─── Data excerpt

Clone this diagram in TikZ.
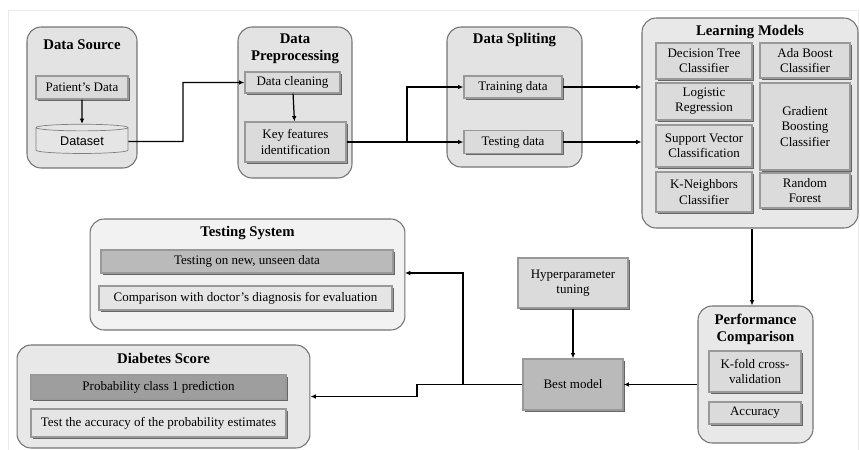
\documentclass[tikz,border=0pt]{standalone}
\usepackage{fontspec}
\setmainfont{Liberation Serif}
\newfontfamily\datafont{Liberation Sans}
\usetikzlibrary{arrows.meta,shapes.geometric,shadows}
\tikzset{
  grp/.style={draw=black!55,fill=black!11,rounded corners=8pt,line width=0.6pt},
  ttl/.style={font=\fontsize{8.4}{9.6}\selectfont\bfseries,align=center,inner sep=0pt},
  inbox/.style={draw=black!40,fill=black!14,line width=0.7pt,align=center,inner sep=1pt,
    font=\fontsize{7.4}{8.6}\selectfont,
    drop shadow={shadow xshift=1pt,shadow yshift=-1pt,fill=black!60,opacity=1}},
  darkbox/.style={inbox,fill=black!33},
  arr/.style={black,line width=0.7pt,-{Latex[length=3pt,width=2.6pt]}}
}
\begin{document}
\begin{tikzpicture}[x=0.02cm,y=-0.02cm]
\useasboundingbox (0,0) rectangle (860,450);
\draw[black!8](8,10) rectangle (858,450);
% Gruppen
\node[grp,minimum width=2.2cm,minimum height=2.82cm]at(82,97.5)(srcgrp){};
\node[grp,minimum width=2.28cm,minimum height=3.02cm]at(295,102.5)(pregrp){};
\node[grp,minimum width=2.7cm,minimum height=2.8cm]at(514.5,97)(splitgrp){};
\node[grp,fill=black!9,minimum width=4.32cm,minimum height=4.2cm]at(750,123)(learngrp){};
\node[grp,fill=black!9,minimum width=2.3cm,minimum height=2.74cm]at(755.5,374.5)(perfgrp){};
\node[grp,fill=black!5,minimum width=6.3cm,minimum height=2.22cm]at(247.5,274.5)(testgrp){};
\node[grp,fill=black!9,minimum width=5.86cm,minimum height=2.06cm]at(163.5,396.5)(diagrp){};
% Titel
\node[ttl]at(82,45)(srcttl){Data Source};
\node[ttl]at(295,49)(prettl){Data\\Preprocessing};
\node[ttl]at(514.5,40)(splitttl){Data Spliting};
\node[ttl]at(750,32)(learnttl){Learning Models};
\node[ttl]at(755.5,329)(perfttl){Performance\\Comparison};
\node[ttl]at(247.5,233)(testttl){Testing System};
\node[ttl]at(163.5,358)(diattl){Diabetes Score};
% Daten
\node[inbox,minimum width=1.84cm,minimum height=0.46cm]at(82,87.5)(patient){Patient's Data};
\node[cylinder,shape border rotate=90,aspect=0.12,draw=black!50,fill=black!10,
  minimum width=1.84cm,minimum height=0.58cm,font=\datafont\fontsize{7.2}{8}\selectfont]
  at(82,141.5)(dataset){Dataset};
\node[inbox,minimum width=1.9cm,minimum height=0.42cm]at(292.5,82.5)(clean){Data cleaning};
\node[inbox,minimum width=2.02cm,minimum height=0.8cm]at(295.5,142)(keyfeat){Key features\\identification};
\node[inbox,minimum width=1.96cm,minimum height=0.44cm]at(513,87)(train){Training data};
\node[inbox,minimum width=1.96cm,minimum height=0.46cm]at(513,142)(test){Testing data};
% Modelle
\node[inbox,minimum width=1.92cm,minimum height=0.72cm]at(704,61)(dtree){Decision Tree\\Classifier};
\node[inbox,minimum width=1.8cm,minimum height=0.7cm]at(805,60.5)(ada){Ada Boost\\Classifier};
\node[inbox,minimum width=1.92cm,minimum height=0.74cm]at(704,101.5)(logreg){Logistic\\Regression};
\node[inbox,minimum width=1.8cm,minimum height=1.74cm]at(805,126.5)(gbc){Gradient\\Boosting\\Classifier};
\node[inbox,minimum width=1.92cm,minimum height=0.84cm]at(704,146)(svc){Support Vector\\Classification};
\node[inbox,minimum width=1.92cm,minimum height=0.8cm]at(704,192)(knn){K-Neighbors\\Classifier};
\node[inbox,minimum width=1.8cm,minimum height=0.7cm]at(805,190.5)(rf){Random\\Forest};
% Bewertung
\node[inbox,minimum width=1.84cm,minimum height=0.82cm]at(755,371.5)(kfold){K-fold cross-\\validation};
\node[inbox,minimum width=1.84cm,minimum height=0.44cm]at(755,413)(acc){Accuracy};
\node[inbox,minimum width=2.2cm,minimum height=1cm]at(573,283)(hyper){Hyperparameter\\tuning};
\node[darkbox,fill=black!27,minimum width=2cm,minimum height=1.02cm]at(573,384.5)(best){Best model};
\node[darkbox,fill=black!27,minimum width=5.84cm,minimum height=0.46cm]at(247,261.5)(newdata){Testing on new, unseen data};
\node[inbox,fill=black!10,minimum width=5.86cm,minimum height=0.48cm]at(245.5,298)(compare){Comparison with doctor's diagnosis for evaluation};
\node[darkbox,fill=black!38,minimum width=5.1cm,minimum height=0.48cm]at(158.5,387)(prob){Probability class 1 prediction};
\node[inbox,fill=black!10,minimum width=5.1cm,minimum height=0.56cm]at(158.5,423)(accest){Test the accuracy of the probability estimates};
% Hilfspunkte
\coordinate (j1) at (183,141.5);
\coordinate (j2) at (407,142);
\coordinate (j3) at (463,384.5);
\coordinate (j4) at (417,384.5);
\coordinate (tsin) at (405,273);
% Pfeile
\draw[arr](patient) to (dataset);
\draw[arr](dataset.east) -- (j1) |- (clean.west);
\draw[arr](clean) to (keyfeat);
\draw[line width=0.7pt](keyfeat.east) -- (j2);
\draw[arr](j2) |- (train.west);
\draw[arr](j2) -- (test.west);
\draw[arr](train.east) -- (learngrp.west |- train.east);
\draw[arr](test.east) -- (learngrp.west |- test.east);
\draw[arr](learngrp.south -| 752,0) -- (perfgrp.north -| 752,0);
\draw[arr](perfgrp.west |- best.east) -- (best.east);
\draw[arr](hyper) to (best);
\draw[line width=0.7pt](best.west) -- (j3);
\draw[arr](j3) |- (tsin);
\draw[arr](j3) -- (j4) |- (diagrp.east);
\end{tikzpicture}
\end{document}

──────

• Your goal
Reproduce the material above verbatim; omit every picture.

• Answer to the exercise
Clone this diagram in TikZ.
\documentclass[tikz,border=0pt]{standalone}
\usepackage{fontspec}
\setmainfont{Liberation Serif}
\newfontfamily\datafont{Liberation Sans}
\usetikzlibrary{arrows.meta,shapes.geometric,shadows}
\tikzset{
  grp/.style={draw=black!55,fill=black!11,rounded corners=8pt,line width=0.6pt},
  ttl/.style={font=\fontsize{8.4}{9.6}\selectfont\bfseries,align=center,inner sep=0pt},
  inbox/.style={draw=black!40,fill=black!14,line width=0.7pt,align=center,inner sep=1pt,
    font=\fontsize{7.4}{8.6}\selectfont,
    drop shadow={shadow xshift=1pt,shadow yshift=-1pt,fill=black!60,opacity=1}},
  darkbox/.style={inbox,fill=black!33},
  arr/.style={black,line width=0.7pt,-{Latex[length=3pt,width=2.6pt]}}
}
\begin{document}
\begin{tikzpicture}[x=0.02cm,y=-0.02cm]
\useasboundingbox (0,0) rectangle (860,450);
\draw[black!8](8,10) rectangle (858,450);
% Gruppen
\node[grp,minimum width=2.2cm,minimum height=2.82cm]at(82,97.5)(srcgrp){};
\node[grp,minimum width=2.28cm,minimum height=3.02cm]at(295,102.5)(pregrp){};
\node[grp,minimum width=2.7cm,minimum height=2.8cm]at(514.5,97)(splitgrp){};
\node[grp,fill=black!9,minimum width=4.32cm,minimum height=4.2cm]at(750,123)(learngrp){};
\node[grp,fill=black!9,minimum width=2.3cm,minimum height=2.74cm]at(755.5,374.5)(perfgrp){};
\node[grp,fill=black!5,minimum width=6.3cm,minimum height=2.22cm]at(247.5,274.5)(testgrp){};
\node[grp,fill=black!9,minimum width=5.86cm,minimum height=2.06cm]at(163.5,396.5)(diagrp){};
% Titel
\node[ttl]at(82,45)(srcttl){Data Source};
\node[ttl]at(295,49)(prettl){Data\\Preprocessing};
\node[ttl]at(514.5,40)(splitttl){Data Spliting};
\node[ttl]at(750,32)(learnttl){Learning Models};
\node[ttl]at(755.5,329)(perfttl){Performance\\Comparison};
\node[ttl]at(247.5,233)(testttl){Testing System};
\node[ttl]at(163.5,358)(diattl){Diabetes Score};
% Daten
\node[inbox,minimum width=1.84cm,minimum height=0.46cm]at(82,87.5)(patient){Patient's Data};
\node[cylinder,shape border rotate=90,aspect=0.12,draw=black!50,fill=black!10,
  minimum width=1.84cm,minimum height=0.58cm,font=\datafont\fontsize{7.2}{8}\selectfont]
  at(82,141.5)(dataset){Dataset};
\node[inbox,minimum width=1.9cm,minimum height=0.42cm]at(292.5,82.5)(clean){Data cleaning};
\node[inbox,minimum width=2.02cm,minimum height=0.8cm]at(295.5,142)(keyfeat){Key features\\identification};
\node[inbox,minimum width=1.96cm,minimum height=0.44cm]at(513,87)(train){Training data};
\node[inbox,minimum width=1.96cm,minimum height=0.46cm]at(513,142)(test){Testing data};
% Modelle
\node[inbox,minimum width=1.92cm,minimum height=0.72cm]at(704,61)(dtree){Decision Tree\\Classifier};
\node[inbox,minimum width=1.8cm,minimum height=0.7cm]at(805,60.5)(ada){Ada Boost\\Classifier};
\node[inbox,minimum width=1.92cm,minimum height=0.74cm]at(704,101.5)(logreg){Logistic\\Regression};
\node[inbox,minimum width=1.8cm,minimum height=1.74cm]at(805,126.5)(gbc){Gradient\\Boosting\\Classifier};
\node[inbox,minimum width=1.92cm,minimum height=0.84cm]at(704,146)(svc){Support Vector\\Classification};
\node[inbox,minimum width=1.92cm,minimum height=0.8cm]at(704,192)(knn){K-Neighbors\\Classifier};
\node[inbox,minimum width=1.8cm,minimum height=0.7cm]at(805,190.5)(rf){Random\\Forest};
% Bewertung
\node[inbox,minimum width=1.84cm,minimum height=0.82cm]at(755,371.5)(kfold){K-fold cross-\\validation};
\node[inbox,minimum width=1.84cm,minimum height=0.44cm]at(755,413)(acc){Accuracy};
\node[inbox,minimum width=2.2cm,minimum height=1cm]at(573,283)(hyper){Hyperparameter\\tuning};
\node[darkbox,fill=black!27,minimum width=2cm,minimum height=1.02cm]at(573,384.5)(best){Best model};
\node[darkbox,fill=black!27,minimum width=5.84cm,minimum height=0.46cm]at(247,261.5)(newdata){Testing on new, unseen data};
\node[inbox,fill=black!10,minimum width=5.86cm,minimum height=0.48cm]at(245.5,298)(compare){Comparison with doctor's diagnosis for evaluation};
\node[darkbox,fill=black!38,minimum width=5.1cm,minimum height=0.48cm]at(158.5,387)(prob){Probability class 1 prediction};
\node[inbox,fill=black!10,minimum width=5.1cm,minimum height=0.56cm]at(158.5,423)(accest){Test the accuracy of the probability estimates};
% Hilfspunkte
\coordinate (j1) at (183,141.5);
\coordinate (j2) at (407,142);
\coordinate (j3) at (463,384.5);
\coordinate (j4) at (417,384.5);
\coordinate (tsin) at (405,273);
% Pfeile
\draw[arr](patient) to (dataset);
\draw[arr](dataset.east) -- (j1) |- (clean.west);
\draw[arr](clean) to (keyfeat);
\draw[line width=0.7pt](keyfeat.east) -- (j2);
\draw[arr](j2) |- (train.west);
\draw[arr](j2) -- (test.west);
\draw[arr](train.east) -- (learngrp.west |- train.east);
\draw[arr](test.east) -- (learngrp.west |- test.east);
\draw[arr](learngrp.south -| 752,0) -- (perfgrp.north -| 752,0);
\draw[arr](perfgrp.west |- best.east) -- (best.east);
\draw[arr](hyper) to (best);
\draw[line width=0.7pt](best.west) -- (j3);
\draw[arr](j3) |- (tsin);
\draw[arr](j3) -- (j4) |- (diagrp.east);
\end{tikzpicture}
\end{document}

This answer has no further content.